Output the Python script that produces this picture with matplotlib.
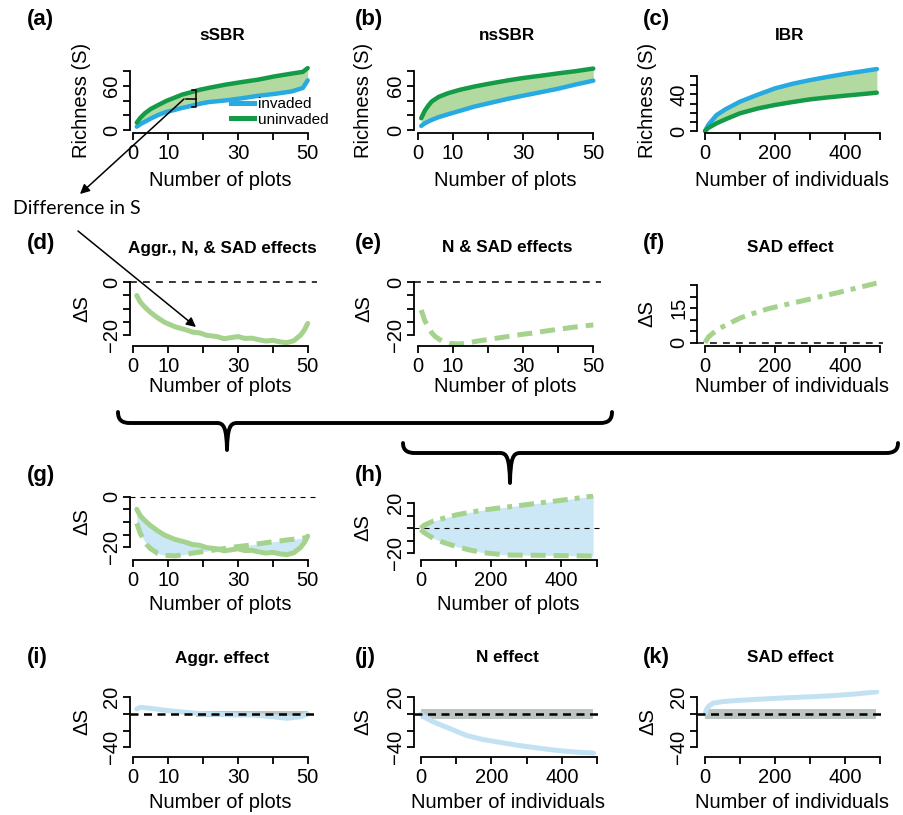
# %%
import matplotlib
matplotlib.use("Agg")
import numpy as np
from matplotlib import pyplot as plt
from matplotlib.path import Path
from matplotlib.patches import PathPatch
from matplotlib.lines import Line2D

plt.rcParams["font.family"] = ["Liberation Sans", "DejaVu Sans"]

# %% data
plots_ab = [1, 2, 3.35, 5, 7.2, 9.5, 11.9, 14, 16.7, 19, 21.5, 26.3, 31.1, 35.8,
            40.6, 45.4, 48.6, 50]
ssbr_uninv = [10, 16.5, 22.8, 28.5, 34, 39.5, 44, 48, 51.4, 54.5, 57, 61.4, 65,
              68.3, 72.8, 76.5, 78.8, 84]
ssbr_inv = [4.5, 8, 11.3, 15.5, 20.5, 24.5, 27.3, 30, 32.8, 35.5, 37.8, 40, 43,
            46.4, 49, 52.3, 57, 67.3]

plots_b = [1, 2, 3, 4, 6, 8.7, 12, 16.2, 20, 25.7, 30, 35.2, 40, 44.7, 50]
nssbr_uninv = [16, 26, 33, 38.7, 45, 50, 54.5, 59, 62.5, 67.3, 70.5, 73.7, 76.8,
               79.6, 83.3]
nssbr_inv = [5.5, 9, 11.5, 13.7, 17.5, 21.4, 26, 31.8, 36, 42.3, 46.5, 51.4, 56,
             61.4, 66.9]

indiv_c = [0, 10, 33, 60, 100, 150, 200, 250, 300, 350, 400, 450, 491]
ibr_inv = [0, 7, 17.4, 24, 32, 39.5, 46.5, 51.5, 55.5, 59, 62.3, 65.2, 67.6]
ibr_uninv = [0, 3.5, 8.4, 13, 19.3, 24.5, 28.4, 31.6, 34.5, 36.6, 38.5, 40.3, 41.8]

plots_d = [1, 2, 3, 4, 5, 7, 9, 12, 15, 17, 19, 21, 24, 26, 28, 30, 32, 34, 36,
           38, 40, 42, 44, 46, 48, 49, 50]
ds_all = [-5.0, -7.5, -9.0, -10.3, -11.5, -13.5, -15.2, -16.9, -18.0, -18.9, -19.2,
          -20.1, -20.6, -21.4, -21.0, -20.6, -21.3, -21.2, -21.8, -22.3, -22.0,
          -22.6, -22.9, -22.2, -20.0, -18.2, -15.6]
ds_nsad = [-10.5, -14.5, -17.0, -19.2, -20.6, -22.4, -23.2, -23.4, -22.8, -22.3,
           -21.9, -21.5, -20.9, -20.5, -20.1, -19.7, -19.4, -19.0, -18.6, -18.2,
           -17.8, -17.5, -17.1, -16.8, -16.5, -16.3, -16.2]

indiv_f = [0, 10, 36, 62, 102, 140, 178, 216, 254, 300, 339, 380, 415, 450, 490]
ds_sad = [0, 2.5, 5.8, 7.8, 10.8, 12.8, 14.6, 16.0, 17.3, 18.9, 20.3, 21.7, 23.0,
          24.3, 25.8]
ds_n_h = [-1, -3.5, -8, -11, -14.7, -17.4, -19.5, -20.6, -21.4, -21.5, -21.6, -21.8,
          -21.9, -22.0, -22.2]

plots_i = [1, 2, 5, 10, 15, 20, 28.5, 34, 40, 44, 48, 50]
ds_aggr = [6, 8, 6.8, 4, 2, 0.4, -1.2, -1.2, -3.2, -5.2, -3.2, 0]
band_i_x = [18, 50]
band_i_lo = [-3, -3]
band_i_hi = [3, 3]

indiv_j = [0, 10, 35, 82, 129, 175, 224, 270, 319, 360, 395, 440, 490]
ds_n = [0, -4, -9.4, -17.5, -25.7, -30.5, -33.9, -37.2, -40, -42.3, -44, -45.6,
        -46.9]

indiv_k = [0, 5, 10, 23, 50, 80, 150, 223, 300, 366, 430, 491]
ds_sad_k = [0, 6, 9, 13, 14.8, 15.9, 17.6, 19.2, 20.6, 22, 24, 26.5]

band_x = [0, 490]
band_lo = [-6.5, -6.5]
band_hi = [6, 6]

# %% styling
W, H = 904, 815
c_inv = "#27aae1"
c_uninv = "#149b48"
c_fill = "#b2d9a0"
c_lgreen = "#a5d38e"
c_lblue_fill = "#cce7f6"
c_lblue = "#c2e2f4"
c_band = "#bcc5c2"
FS = 14.5

fig = plt.figure(figsize=(W / 100, H / 100), dpi=100)


def P(x, y):
    return x / W, 1 - y / H


def make_ax(xmap, ymap, box):
    (px0, v0), (px1, v1) = xmap
    (py0, w0), (py1, w1) = ymap
    l, r, b, t = box
    sx = (v1 - v0) / (px1 - px0)
    sy = (w1 - w0) / (py1 - py0)
    ax = fig.add_axes([l / W, 1 - b / H, (r - l) / W, (b - t) / H])
    ax.set_xlim(v0 + (l - px0) * sx, v0 + (r - px0) * sx)
    ax.set_ylim(w0 + (b - py0) * sy, w0 + (t - py0) * sy)
    ax.patch.set_alpha(0)
    return ax


def style(ax, xt, xl, yt, yl):
    ax.spines["top"].set_visible(False)
    ax.spines["right"].set_visible(False)
    for s in ["left", "bottom"]:
        ax.spines[s].set_linewidth(1.3)
    ax.spines["left"].set_bounds(yt[0], yt[-1])
    ax.spines["bottom"].set_bounds(xt[0], xt[-1])
    ax.set_xticks(xt, xl)
    ax.set_yticks(yt, yl, rotation=90, va="center")
    ax.tick_params(direction="out", length=5, width=1.3, labelsize=FS)
    ax.tick_params(axis="x", pad=2.8)
    ax.tick_params(axis="y", pad=1.5)


xt_pl = [0, 10, 20, 30, 40, 50]
xl_pl = ["0", "10", "", "30", "", "50"]
xt_in = [0, 100, 200, 300, 400, 500]
xl_in = ["0", "", "200", "", "400", ""]

col1 = ((133.3, 0), (307.7, 50))
col2 = ((417.7, 0), (593.3, 50))
col2n = ((420.7, 0), (596.7, 500))
col3 = ((705, 0), (880, 500))
ylab = dict(fontsize=FS, rotation=90, ha="center", va="center")
xlab = dict(fontsize=FS, ha="center", va="center")
ttl = dict(fontsize=12.3, weight="bold", ha="center", va="center")
plab = dict(fontsize=16, weight="bold", ha="left", va="center")
zero1 = dict(color="k", lw=1.1, dashes=(4.5, 4))
zero2 = dict(color="k", lw=0.8, dashes=(4.5, 4.5))
zero3 = dict(color="k", lw=1.8, dashes=(3.2, 2.2))

# %% row 1
ya = ((130, 0), (71, 80))
ax = make_ax(col1, ya, (130, 317, 133, 66))
ax.fill_between(plots_ab, ssbr_inv, ssbr_uninv, color=c_fill, lw=0)
ax.plot(plots_ab, ssbr_inv, color=c_inv, lw=3.2, solid_capstyle="round")
ax.plot(plots_ab, ssbr_uninv, color=c_uninv, lw=3.2, solid_capstyle="round")
style(ax, xt_pl, xl_pl, [0, 20, 40, 60, 80], ["0", "", "", "60", ""])
handles = [Line2D([], [], color=c_inv, lw=3.6), Line2D([], [], color=c_uninv, lw=3.6)]
ax.legend(handles, ["invaded", "uninvaded"], loc="upper left", bbox_to_anchor=P(231, 97),
          bbox_transform=fig.transFigure, frameon=False, fontsize=11, borderpad=0,
          borderaxespad=0, handlelength=1.5, handletextpad=0.3, labelspacing=0.12)

ax = make_ax(col2, ya, (414, 601, 133, 66))
ax.fill_between(plots_b, nssbr_inv, nssbr_uninv, color=c_fill, lw=0)
ax.plot(plots_b, nssbr_inv, color=c_inv, lw=3.2, solid_capstyle="round")
ax.plot(plots_b, nssbr_uninv, color=c_uninv, lw=3.2, solid_capstyle="round")
style(ax, xt_pl, xl_pl, [0, 20, 40, 60, 80], ["0", "", "", "60", ""])

ax = make_ax(col3, ((131, 0), (76, 60)), (697.5, 886, 133, 66))
ax.fill_between(indiv_c, ibr_uninv, ibr_inv, color=c_fill, lw=0)
ax.plot(indiv_c, ibr_inv, color=c_inv, lw=3.2, solid_capstyle="round")
ax.plot(indiv_c, ibr_uninv, color=c_uninv, lw=3.2, solid_capstyle="round")
style(ax, xt_in, xl_in, [0, 10, 20, 30, 40, 50, 60], ["0", "", "", "", "40", "", ""])

# %% row 2
yd = ((282.3, 0), (335, -20))
yt_d = [-20, -15, -10, -5, 0]
yl_d = ["\u221220", "", "", "", "0"]
ax = make_ax(col1, yd, (130, 317, 346, 278))
ax.axhline(0, **zero1)
ax.plot(plots_d, ds_all, color=c_lgreen, lw=3.6, solid_capstyle="round")
style(ax, xt_pl, xl_pl, yt_d, yl_d)

ax = make_ax(col2, yd, (414, 601, 346, 278))
ax.axhline(0, **zero1)
ax.plot(plots_d, ds_nsad, color=c_lgreen, lw=3.6, dashes=(3, 1.6))
style(ax, xt_pl, xl_pl, yt_d, yl_d)

ax = make_ax(col3, ((342.7, 0), (285, 25)), (697.5, 883, 346, 280))
ax.axhline(0, **zero1)
ax.plot(indiv_f, ds_sad, color=c_lgreen, lw=3.6, dashes=(3, 1.4, 1, 1.4))
style(ax, xt_in, xl_in, [0, 5, 10, 15, 20, 25], ["0", "", "", "15", "", ""])

# %% row 3
ax = make_ax(col1, ((496.7, 0), (547.3, -20)), (130, 317, 560, 492))
ax.fill_between(plots_d, ds_nsad, ds_all, color=c_lblue_fill, lw=0)
ax.plot(plots_d, ds_all, color=c_lgreen, lw=3.6, solid_capstyle="round")
ax.plot(plots_d, ds_nsad, color=c_lgreen, lw=3.6, dashes=(3, 1.6))
ax.axhline(0, **zero2)
style(ax, xt_pl, xl_pl, yt_d, yl_d)

ax = make_ax(col2n, ((528.3, 0), (503.3, 20)), (414, 600, 560, 494))
ax.fill_between(indiv_f, ds_n_h, ds_sad, color=c_lblue_fill, lw=0)
ax.plot(indiv_f, ds_sad, color=c_lgreen, lw=3.6, dashes=(3, 1.4, 1, 1.4))
ax.plot(indiv_f, ds_n_h, color=c_lgreen, lw=3.6, dashes=(3, 1.6))
ax.axhline(0, **zero2)
style(ax, xt_in, xl_in, [-20, -10, 0, 10, 20], ["\u221220", "", "", "", "20"])

# %% row 4
yi = ((714, 0), (697.3, 20))
yt_i = [-40, -20, 0, 20]
yl_i = ["\u221240", "", "", "20"]
ax = make_ax(col1, yi, (130, 317, 757, 690))
ax.fill_between(band_i_x, band_i_lo, band_i_hi, color=c_band, lw=0)
ax.plot(plots_i, ds_aggr, color=c_lblue, lw=3.6, solid_capstyle="round")
ax.axhline(0, **zero3)
style(ax, xt_pl, xl_pl, yt_i, yl_i)

ax = make_ax(((421, 0), (597, 500)), yi, (414, 600, 757, 690))
ax.fill_between(band_x, band_lo, band_hi, color=c_band, lw=0)
ax.plot(indiv_j, ds_n, color=c_lblue, lw=3.6, solid_capstyle="round")
ax.axhline(0, **zero3)
style(ax, xt_in, xl_in, yt_i, yl_i)

ax = make_ax(col3, yi, (697.5, 883, 757, 690))
ax.fill_between(band_x, band_lo, band_hi, color=c_band, lw=0)
ax.plot(indiv_k, ds_sad_k, color=c_lblue, lw=3.6, solid_capstyle="round")
ax.axhline(0, **zero3)
style(ax, xt_in, xl_in, yt_i, yl_i)

# %% text
for s, x, y in [("(a)", 27, 19), ("(b)", 355, 19), ("(c)", 643, 19),
                ("(d)", 27, 243), ("(e)", 355, 243), ("(f)", 643, 243),
                ("(g)", 27, 475), ("(h)", 355, 475),
                ("(i)", 27, 658), ("(j)", 355, 658), ("(k)", 643, 658)]:
    fig.text(*P(x, y), s, **plab)

for s, x, y in [("sSBR", 222, 35), ("nsSBR", 507, 35), ("IBR", 790, 35),
                ("Aggr., N, & SAD effects", 222, 248), ("N & SAD effects", 507, 248),
                ("SAD effect", 790, 248), ("Aggr. effect", 222, 658),
                ("N effect", 507, 658), ("SAD effect", 790, 658)]:
    fig.text(*P(x, y), s, **ttl)

for x, y in [(82, 100), (364, 100), (648, 100)]:
    fig.text(*P(x, y), "Richness (S)", **ylab)
for x, y in [(82, 309), (364, 309), (647, 314), (82, 522), (363, 528),
             (82, 722), (363, 722), (648, 722)]:
    fig.text(*P(x, y), "\u0394S", **ylab)

for s, x, y in [("Number of plots", 220, 181), ("Number of plots", 505, 181),
                ("Number of individuals", 792, 181),
                ("Number of plots", 220, 387), ("Number of plots", 505, 387),
                ("Number of individuals", 792, 387),
                ("Number of plots", 220, 604), ("Number of plots", 508, 604),
                ("Number of plots", 220, 802), ("Number of individuals", 508, 802),
                ("Number of individuals", 792, 802)]:
    fig.text(*P(x, y), s, **xlab)

fig.text(*P(13, 208), "Difference in S", fontsize=14, family=["Lato", "DejaVu Sans"],
         ha="left", va="center")

# %% annotation layer: bracket, arrows, braces
ov = fig.add_axes([0, 0, 1, 1], zorder=10)
ov.set_xlim(0, W)
ov.set_ylim(H, 0)
ov.axis("off")
ov.patch.set_alpha(0)

ov.plot([192, 196.5, 196.5, 192], [90, 90, 107, 107], color="k", lw=1.1)
ov.plot([186, 196.5], [98.5, 98.5], color="k", lw=1.1)
arrow = dict(arrowstyle="-|>", color="k", lw=1.1, mutation_scale=14, shrinkA=0, shrinkB=0)
ov.annotate("", xy=(80, 194), xytext=(184, 99), arrowprops=arrow)
ov.annotate("", xy=(196, 327), xytext=(78, 231), arrowprops=arrow)


def brace(x0, x1, xm, ytop, ymid, ytip):
    verts = [(x0, ytop), (x0, ymid - 3), (x0 + 4, ymid), (x0 + 12, ymid),
             (xm - 10, ymid), (xm - 3, ymid), (xm - 0.5, ymid + 5), (xm, ytip),
             (xm + 0.5, ymid + 5), (xm + 3, ymid), (xm + 10, ymid),
             (x1 - 12, ymid), (x1 - 4, ymid), (x1, ymid - 3), (x1, ytop)]
    codes = [Path.MOVETO, Path.CURVE4, Path.CURVE4, Path.CURVE4,
             Path.LINETO, Path.CURVE4, Path.CURVE4, Path.CURVE4,
             Path.CURVE4, Path.CURVE4, Path.CURVE4,
             Path.LINETO, Path.CURVE4, Path.CURVE4, Path.CURVE4]
    ov.add_patch(PathPatch(Path(verts, codes), fill=False, lw=2.8, capstyle="round",
                           joinstyle="round"))


brace(118, 612, 227, 412, 423, 450)
brace(403, 898, 510, 443, 453, 483)

fig.savefig("out.png", dpi=100)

________

WHAT IS EXPECTED:
Skip every picture and return the lines above from the top through the one that contains "61.4, 66.9]".

SOLUTION TO THIS TASK:
Output the Python script that produces this picture with matplotlib.
# %%
import matplotlib
matplotlib.use("Agg")
import numpy as np
from matplotlib import pyplot as plt
from matplotlib.path import Path
from matplotlib.patches import PathPatch
from matplotlib.lines import Line2D

plt.rcParams["font.family"] = ["Liberation Sans", "DejaVu Sans"]

# %% data
plots_ab = [1, 2, 3.35, 5, 7.2, 9.5, 11.9, 14, 16.7, 19, 21.5, 26.3, 31.1, 35.8,
            40.6, 45.4, 48.6, 50]
ssbr_uninv = [10, 16.5, 22.8, 28.5, 34, 39.5, 44, 48, 51.4, 54.5, 57, 61.4, 65,
              68.3, 72.8, 76.5, 78.8, 84]
ssbr_inv = [4.5, 8, 11.3, 15.5, 20.5, 24.5, 27.3, 30, 32.8, 35.5, 37.8, 40, 43,
            46.4, 49, 52.3, 57, 67.3]

plots_b = [1, 2, 3, 4, 6, 8.7, 12, 16.2, 20, 25.7, 30, 35.2, 40, 44.7, 50]
nssbr_uninv = [16, 26, 33, 38.7, 45, 50, 54.5, 59, 62.5, 67.3, 70.5, 73.7, 76.8,
               79.6, 83.3]
nssbr_inv = [5.5, 9, 11.5, 13.7, 17.5, 21.4, 26, 31.8, 36, 42.3, 46.5, 51.4, 56,
             61.4, 66.9]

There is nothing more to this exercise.